Kondisi dimana beberapa buruh yang menganggap diri mereka lebih satu tingkat, lebih berarti dari buruh yang lainnya. Saya teringat pada sebuah catatan Marx yang sangat detil ketika menjelaskan nilai relatif, Marx membuat perumpamaan tentang seseorang yang merasa lebih berarti ketika ia mengenakan jas yang berlapis emas dibandingkan dengan ketika dia mengenakan jas tanpa ada lapisan emas tersebut. (Karl Marx, Kapital, hlm.20). Memang penjelasan tentang nilai berbeda dengan yang sedang kita bahas sekarang, akan tetapi yang ingin saya sampaikan di sini adalah setiap manusia memiliki kemampuan untuk menilai sesuatu secara relatif.

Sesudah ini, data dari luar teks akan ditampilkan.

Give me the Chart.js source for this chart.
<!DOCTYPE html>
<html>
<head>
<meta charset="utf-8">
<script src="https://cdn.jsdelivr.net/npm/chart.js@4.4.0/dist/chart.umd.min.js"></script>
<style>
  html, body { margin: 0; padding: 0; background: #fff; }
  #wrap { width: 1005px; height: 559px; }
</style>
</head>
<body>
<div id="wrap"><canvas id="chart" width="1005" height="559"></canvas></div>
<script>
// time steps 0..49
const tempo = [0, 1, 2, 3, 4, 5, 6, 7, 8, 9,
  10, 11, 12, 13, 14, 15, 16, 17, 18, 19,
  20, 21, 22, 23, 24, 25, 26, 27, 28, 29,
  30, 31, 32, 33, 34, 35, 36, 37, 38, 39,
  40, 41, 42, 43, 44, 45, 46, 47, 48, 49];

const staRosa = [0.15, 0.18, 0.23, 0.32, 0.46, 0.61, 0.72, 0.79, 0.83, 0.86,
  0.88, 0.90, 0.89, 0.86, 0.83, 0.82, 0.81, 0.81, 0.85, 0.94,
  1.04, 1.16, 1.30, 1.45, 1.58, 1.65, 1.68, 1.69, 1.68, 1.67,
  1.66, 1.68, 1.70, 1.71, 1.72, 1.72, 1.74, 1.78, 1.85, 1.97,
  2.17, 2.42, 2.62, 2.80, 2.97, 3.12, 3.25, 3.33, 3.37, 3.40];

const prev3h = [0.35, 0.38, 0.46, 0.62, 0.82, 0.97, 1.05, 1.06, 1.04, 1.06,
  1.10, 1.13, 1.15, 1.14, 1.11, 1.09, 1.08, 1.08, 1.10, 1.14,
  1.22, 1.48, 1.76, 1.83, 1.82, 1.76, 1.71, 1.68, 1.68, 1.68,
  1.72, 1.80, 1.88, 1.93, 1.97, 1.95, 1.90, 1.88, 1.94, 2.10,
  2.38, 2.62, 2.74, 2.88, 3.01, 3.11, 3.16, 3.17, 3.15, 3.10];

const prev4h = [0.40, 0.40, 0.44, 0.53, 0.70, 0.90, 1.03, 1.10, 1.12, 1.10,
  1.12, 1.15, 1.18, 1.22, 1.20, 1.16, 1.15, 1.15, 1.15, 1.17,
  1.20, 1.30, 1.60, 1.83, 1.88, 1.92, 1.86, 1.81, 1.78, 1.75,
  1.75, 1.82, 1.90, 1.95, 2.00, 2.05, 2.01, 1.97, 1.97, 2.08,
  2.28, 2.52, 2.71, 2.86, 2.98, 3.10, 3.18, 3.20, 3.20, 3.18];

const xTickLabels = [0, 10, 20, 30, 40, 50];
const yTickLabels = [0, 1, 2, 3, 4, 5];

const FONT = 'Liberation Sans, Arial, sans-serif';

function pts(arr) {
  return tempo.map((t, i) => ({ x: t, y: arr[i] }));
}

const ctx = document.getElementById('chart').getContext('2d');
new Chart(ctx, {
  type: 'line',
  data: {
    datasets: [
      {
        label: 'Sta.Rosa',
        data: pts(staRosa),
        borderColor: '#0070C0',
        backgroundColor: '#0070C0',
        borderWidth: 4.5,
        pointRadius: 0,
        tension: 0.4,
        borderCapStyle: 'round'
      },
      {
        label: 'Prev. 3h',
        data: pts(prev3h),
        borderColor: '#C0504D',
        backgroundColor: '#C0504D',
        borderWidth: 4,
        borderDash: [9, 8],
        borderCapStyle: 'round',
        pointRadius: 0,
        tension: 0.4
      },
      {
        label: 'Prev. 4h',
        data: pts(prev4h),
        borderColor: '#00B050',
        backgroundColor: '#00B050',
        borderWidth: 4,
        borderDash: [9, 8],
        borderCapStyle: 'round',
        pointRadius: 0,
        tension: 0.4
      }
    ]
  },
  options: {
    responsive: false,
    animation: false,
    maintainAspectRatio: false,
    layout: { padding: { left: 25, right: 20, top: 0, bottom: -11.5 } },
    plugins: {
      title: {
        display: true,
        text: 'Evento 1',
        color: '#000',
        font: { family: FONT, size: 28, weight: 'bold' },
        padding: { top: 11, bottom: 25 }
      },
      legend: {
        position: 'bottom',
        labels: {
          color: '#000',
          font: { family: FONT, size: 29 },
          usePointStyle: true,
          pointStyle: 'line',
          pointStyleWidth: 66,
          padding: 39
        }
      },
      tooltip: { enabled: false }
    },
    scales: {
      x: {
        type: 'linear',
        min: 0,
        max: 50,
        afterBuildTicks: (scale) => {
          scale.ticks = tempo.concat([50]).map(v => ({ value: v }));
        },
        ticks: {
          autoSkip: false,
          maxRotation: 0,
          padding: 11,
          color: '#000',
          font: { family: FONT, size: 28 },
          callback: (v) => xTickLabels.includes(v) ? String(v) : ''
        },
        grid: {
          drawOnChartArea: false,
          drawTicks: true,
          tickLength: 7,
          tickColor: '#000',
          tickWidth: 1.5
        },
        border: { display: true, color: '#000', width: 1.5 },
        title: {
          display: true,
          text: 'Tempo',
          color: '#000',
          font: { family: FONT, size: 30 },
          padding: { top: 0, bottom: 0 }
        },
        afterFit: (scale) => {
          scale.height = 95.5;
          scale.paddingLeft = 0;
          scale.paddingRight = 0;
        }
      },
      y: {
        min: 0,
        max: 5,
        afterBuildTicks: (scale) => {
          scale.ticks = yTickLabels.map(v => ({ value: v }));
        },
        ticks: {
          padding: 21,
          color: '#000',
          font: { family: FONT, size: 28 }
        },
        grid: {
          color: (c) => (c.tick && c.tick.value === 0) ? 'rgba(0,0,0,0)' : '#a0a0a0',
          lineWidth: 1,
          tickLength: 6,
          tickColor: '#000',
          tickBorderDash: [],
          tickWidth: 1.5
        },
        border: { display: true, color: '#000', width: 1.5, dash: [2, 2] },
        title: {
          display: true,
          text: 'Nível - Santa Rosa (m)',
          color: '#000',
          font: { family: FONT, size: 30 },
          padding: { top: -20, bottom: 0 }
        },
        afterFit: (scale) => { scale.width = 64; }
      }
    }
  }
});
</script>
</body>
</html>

Baca Juga: 5 TAHUN FSPBI MENGORGANISIR, BERJUANG DAN MELAWAN.
Ketika saya bekerja sebagai porter barang dan mengurus barang-barang penumpang yang akan terbang, maka saya akan bekerja di bawah terik matahari yang panasnya luar biasa, belum lagi debu tebal dimana-mana. Ini berbeda ketika saya bekerja di di dalam pesawat sebagai pramugari yang menikmati fasilitas tinggal di hotel sambil jalan-jalan ke luar kota dan luar negeri. Kondisi kerja yang berbeda inilah yang kemudian membuat banyak buruh salah paham pada arti kelas pekerja atau kelas buruh. Sehingga kemudian muncul selorohan “gue bukan buruh, gue pekerja, gue karyawan”
Perjuangan kelas melawan keterasingan hendaknya dimaknai dengan kesadaran kelas sebagai buruh yang memiliki rasa solidaritas tinggi. Bukan karena mereka yang bekerja di tempat yang panas dan berdebu, ketika mereka mengalami PHK lalu kita biarkan saja dan lebih memilih bersolidaritas kepada buruh-buruh yang juga di PHK dari tempat kerja yang lebih keren.
Hendaknya hal itu tidak terjadi di antara buruh yang selalu berjuang memerangi keterasingannya di tempat kerja. Siapapun kita dengan posisi dan jenis pekerjaan yang kita lakukan, kita adalah kelas buruh yang harus berjuang setiap saat di tempat kerja. Seenak apapun tempat kerja yang kita miliki, kita masih diperlakukan tidak adil dengan peraturan yang dibuat pengusaha demi mengeruk keuntungan. Maka di tengah gelombang PHK yang sangat besar ini hendaknya kita menguatkan kesadaran kita untuk terus bersatu dan bersolidaritas di antara kita.